建模与调参_代码示例部分

# 导入工具包

import pandas as pd
import numpy as np
import warnings
warnings.filterwarnings('ignore')   # 代码可以正常运行但是会提示警告,很烦人,有了这行代码就能忽略警告了
pd.set_option('display.max_columns', None)      # 显示所有列

# 创建一个reduce_mem_usage函数,通过调整数据类型,减少数据在内存中占用的空间

def reduce_mem_usage(df):
    '''
    遍历DataFrame的所有列并修改它们的数据类型以减少内存使用
    :param df: 需要处理的数据集
    :return:
    '''
    start_mem = df.memory_usage().sum()     # 记录原数据的内存大小
    print('Memory usage of dataframe is{:.2f} MB'.format(start_mem))

    for col in df.columns:
        col_type = df[col].dtypes

        if col_type != object:      # 这里只过滤了object格式，如果代码中还包含其他类型，要一并过滤
            c_min = df[col].min()
            c_max = df[col].max()
            if str(col_type)[:3] == 'int':      # 如果是int类型的话,不管是int64还是int32,都加入判断
                # 依次尝试转化成in8,in16,in32,in64类型,如果数据大小没溢出,那么转化
                if c_min > np.iinfo(np.int8).min and c_max < np.iinfo(np.int8).max:
                    df[col] = df[col].astype(np.int8)
                elif c_min > np.iinfo(np.int16).min and c_max < np.iinfo(np.int16).max:
                    df[col] = df[col].astype(np.int16)
                elif c_min > np.iinfo(np.int32).min and c_max < np.iinfo(np.int32).max:
                    df[col] = df[col].astype(np.int32)
                elif c_min > np.iinfo(np.int64).min and c_max < np.iinfo(np.int64).max:
                    df[col] = df[col].astype(np.int64)
            else:                               # 不是整形的话,那就是浮点型
                if c_min > np.finfo(np.float16).min and c_max < np.finfo(np.float16).max:
                    df[col] = df[col].astype(np.float16)
                elif c_min > np.finfo(np.float32).min and c_max < np.finfo(np.float32).max:
                    df[col] = df[col].astype(np.float32)
                else:
                    df[col] = df[col].astype(np.float64)
        else:   # 如果不是数值型的话,转化成category类型
            df[col] = df[col].astype('category')

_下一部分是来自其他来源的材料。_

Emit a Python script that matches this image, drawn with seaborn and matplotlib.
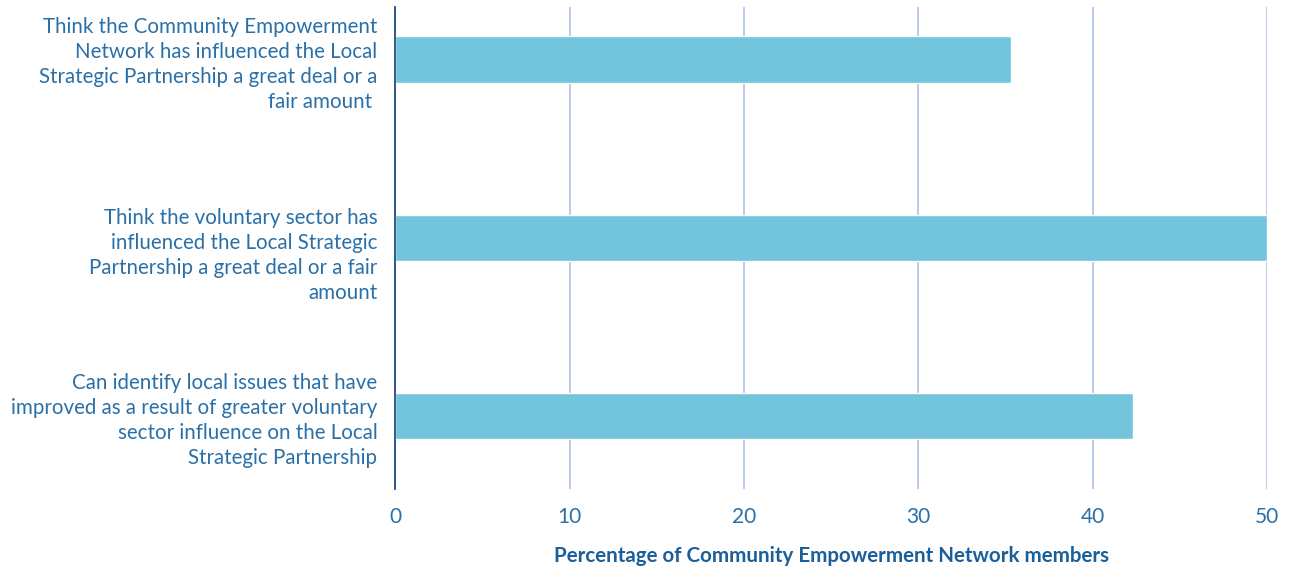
import matplotlib
matplotlib.use("Agg")
import matplotlib.pyplot as plt
import matplotlib.transforms as mtransforms
import seaborn as sns
import pandas as pd

categories = [
    "Think the Community Empowerment\nNetwork has influenced the Local\nStrategic Partnership a great deal or a\nfair amount ",
    "Think the voluntary sector has\ninfluenced the Local Strategic\nPartnership a great deal or a fair\namount",
    "Can identify local issues that have\nimproved as a result of greater voluntary\nsector influence on the Local\nStrategic Partnership",
]
values = [35.3, 50.0, 42.3]
xticks = [0, 10, 20, 30, 40, 50]
xlabel = "Percentage of Community Empowerment Network members"

df = pd.DataFrame({"category": categories, "value": values})

sns.set_theme(style="white")
plt.rcParams["font.family"] = ["Lato", "DejaVu Sans"]

fig = plt.figure(figsize=(12.95, 5.69), dpi=100)
ax = fig.add_axes([0.3054, 0.1406, 0.6728, 0.8466])

sns.barplot(data=df, x="value", y="category", orient="h", color="#72C5DD",
            saturation=1, width=0.26, ax=ax, zorder=3)

ax.set_xlim(0, 50)
ax.set_ylim(2.41, -0.294)
ax.set_xticks(xticks)
ax.set_xticklabels([str(t) for t in xticks])
ax.xaxis.grid(True, color="#B3C6EC", linewidth=1.3, zorder=0)
ax.yaxis.grid(False)
for s in ["top", "right", "bottom"]:
    ax.spines[s].set_visible(False)
ax.spines["left"].set_color("#1F4E79")
ax.spines["left"].set_linewidth(1.3)
ax.spines["left"].set_zorder(4)

text_color = "#2A70A8"
ax.tick_params(axis="x", length=0, pad=13, labelsize=15, labelcolor=text_color)
ax.tick_params(axis="y", length=0, pad=13, labelsize=14.8, labelcolor=text_color)
for lab in ax.get_yticklabels():
    lab.set_horizontalalignment("right")
    lab.set_multialignment("right")
    lab.set_linespacing(1.32)
# second label sits slightly lower in the original
ylabs = ax.get_yticklabels()
ylabs[1].set_transform(ylabs[1].get_transform() +
                       mtransforms.ScaledTranslation(0, -13 / 100, fig.dpi_scale_trans))

ax.set_ylabel("")
ax.set_xlabel(xlabel, fontsize=14.8, fontweight="bold", color="#1A5E9A", labelpad=14)

fig.savefig("out.png", dpi=100)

    end_mem = df.memory_usage().sum()   # 看一下转化后的数据的内存大小
    print('Memory usage after optimization is {:.2f} MB'.format(end_mem))
    print('Decreased by {:.1f}%'.format(100 * (start_mem - end_mem) / start_mem))   # 看一下压缩比例
    return df

# 读取我们为树模型准备的特征数据,并且将数据压缩

sample_feature = reduce_mem_usage(pd.read_csv(r'F:\Users\TreeFei\文档\PyC\ML_Used_car\data\data_for_tree.csv'))

Memory usage of dataframe is60507376.00 MB
Memory usage after optimization is 15724155.00 MB
Decreased by 74.0%

数据内存大小压缩了74%,看来效果拔群

# 把我们需要用的特征挑出(仅仅是列名,用来分离特征集和标签集)

continuous_feature_names = [x for x in sample_feature.columns if x not in ['price', 'brand', 'model']]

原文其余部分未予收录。